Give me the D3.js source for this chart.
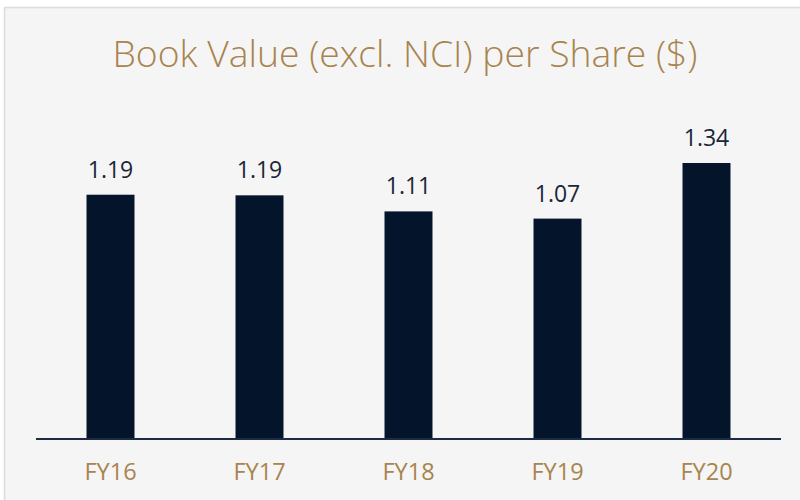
<!DOCTYPE html>
<html>
<head>
<meta charset="utf-8">
<script src="https://cdn.jsdelivr.net/npm/d3@7"></script>
<style>
  html, body { margin: 0; padding: 0; background: #ffffff; }
  svg { display: block; }
</style>
</head>
<body>
<svg id="chart" width="800" height="500"></svg>
<script>
// chart data (bar heights, labels as printed)
var years = ["FY16", "FY17", "FY18", "FY19", "FY20"];
var bookValue = [1.186, 1.183, 1.105, 1.07, 1.34];
var valueLabels = ["1.19", "1.19", "1.11", "1.07", "1.34"];
var title = "Book Value (excl. NCI) per Share ($)";

var gold = "#a8844f";
var navy = "#04142b";

var svg = d3.select("#chart");

// panel with light border
svg.append("rect")
    .attr("x", 4.5).attr("y", 7.5)
    .attr("width", 800).attr("height", 500)
    .attr("fill", "#f5f5f5")
    .attr("stroke", "#dcdcdc")
    .attr("stroke-width", 1.5);

var baseY = 439;

var x = d3.scaleBand()
    .domain(years)
    .range([36, 781])
    .paddingInner(0.678)
    .paddingOuter(0.339);

var y = d3.scaleLinear()
    .domain([0, 1.34])
    .range([baseY, 163]);

svg.append("text")
    .attr("x", 405)
    .attr("y", 67)
    .attr("text-anchor", "middle")
    .attr("font-family", "'Open Sans', sans-serif")
    .attr("font-weight", 300)
    .attr("font-size", 37)
    .attr("fill", gold)
    .attr("textLength", 585)
    .attr("lengthAdjust", "spacingAndGlyphs")
    .text(title);

svg.selectAll("rect.bar")
    .data(bookValue)
    .enter().append("rect")
    .attr("class", "bar")
    .attr("x", function (d, i) { return x(years[i]); })
    .attr("y", function (d) { return y(d); })
    .attr("width", x.bandwidth())
    .attr("height", function (d) { return baseY - y(d); })
    .attr("fill", navy);

svg.selectAll("text.val")
    .data(bookValue)
    .enter().append("text")
    .attr("class", "val")
    .attr("x", function (d, i) { return x(years[i]) + x.bandwidth() / 2; })
    .attr("y", function (d) { return y(d) - 17; })
    .attr("text-anchor", "middle")
    .attr("font-family", "'Open Sans', sans-serif")
    .attr("font-size", 23)
    .attr("fill", "#1a2638")
    .text(function (d, i) { return valueLabels[i]; });

// x axis
var xAxis = svg.append("g")
    .attr("transform", "translate(0," + baseY + ")")
    .call(d3.axisBottom(x).tickSize(0).tickPadding(24));
xAxis.select(".domain")
    .attr("stroke", "#1c2c44")
    .attr("stroke-width", 2)
    .attr("d", "M36,0H781");
xAxis.selectAll("text")
    .attr("font-family", "'Open Sans', sans-serif")
    .attr("font-size", 23.5)
    .attr("fill", gold)
    .attr("dy", "0.71em");
</script>
</body>
</html>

• [Exercise directions]:
Repeat the material above in full and exactly, omitting the pictures.

• [Solution to this task]:
Give me the D3.js source for this chart.
<!DOCTYPE html>
<html>
<head>
<meta charset="utf-8">
<script src="https://cdn.jsdelivr.net/npm/d3@7"></script>
<style>
  html, body { margin: 0; padding: 0; background: #ffffff; }
  svg { display: block; }
</style>
</head>
<body>
<svg id="chart" width="800" height="500"></svg>
<script>
// chart data (bar heights, labels as printed)
var years = ["FY16", "FY17", "FY18", "FY19", "FY20"];
var bookValue = [1.186, 1.183, 1.105, 1.07, 1.34];
var valueLabels = ["1.19", "1.19", "1.11", "1.07", "1.34"];
var title = "Book Value (excl. NCI) per Share ($)";

var gold = "#a8844f";
var navy = "#04142b";

var svg = d3.select("#chart");

// panel with light border
svg.append("rect")
    .attr("x", 4.5).attr("y", 7.5)
    .attr("width", 800).attr("height", 500)
    .attr("fill", "#f5f5f5")
    .attr("stroke", "#dcdcdc")
    .attr("stroke-width", 1.5);

var baseY = 439;

var x = d3.scaleBand()
    .domain(years)
    .range([36, 781])
    .paddingInner(0.678)
    .paddingOuter(0.339);

var y = d3.scaleLinear()
    .domain([0, 1.34])
    .range([baseY, 163]);

svg.append("text")
    .attr("x", 405)
    .attr("y", 67)
    .attr("text-anchor", "middle")
    .attr("font-family", "'Open Sans', sans-serif")
    .attr("font-weight", 300)
    .attr("font-size", 37)
    .attr("fill", gold)
    .attr("textLength", 585)
    .attr("lengthAdjust", "spacingAndGlyphs")
    .text(title);

svg.selectAll("rect.bar")
    .data(bookValue)
    .enter().append("rect")
    .attr("class", "bar")
    .attr("x", function (d, i) { return x(years[i]); })
    .attr("y", function (d) { return y(d); })
    .attr("width", x.bandwidth())
    .attr("height", function (d) { return baseY - y(d); })
    .attr("fill", navy);

svg.selectAll("text.val")
    .data(bookValue)
    .enter().append("text")
    .attr("class", "val")
    .attr("x", function (d, i) { return x(years[i]) + x.bandwidth() / 2; })
    .attr("y", function (d) { return y(d) - 17; })
    .attr("text-anchor", "middle")
    .attr("font-family", "'Open Sans', sans-serif")
    .attr("font-size", 23)
    .attr("fill", "#1a2638")
    .text(function (d, i) { return valueLabels[i]; });

// x axis
var xAxis = svg.append("g")
    .attr("transform", "translate(0," + baseY + ")")
    .call(d3.axisBottom(x).tickSize(0).tickPadding(24));
xAxis.select(".domain")
    .attr("stroke", "#1c2c44")
    .attr("stroke-width", 2)
    .attr("d", "M36,0H781");
xAxis.selectAll("text")
    .attr("font-family", "'Open Sans', sans-serif")
    .attr("font-size", 23.5)
    .attr("fill", gold)
    .attr("dy", "0.71em");
</script>
</body>
</html>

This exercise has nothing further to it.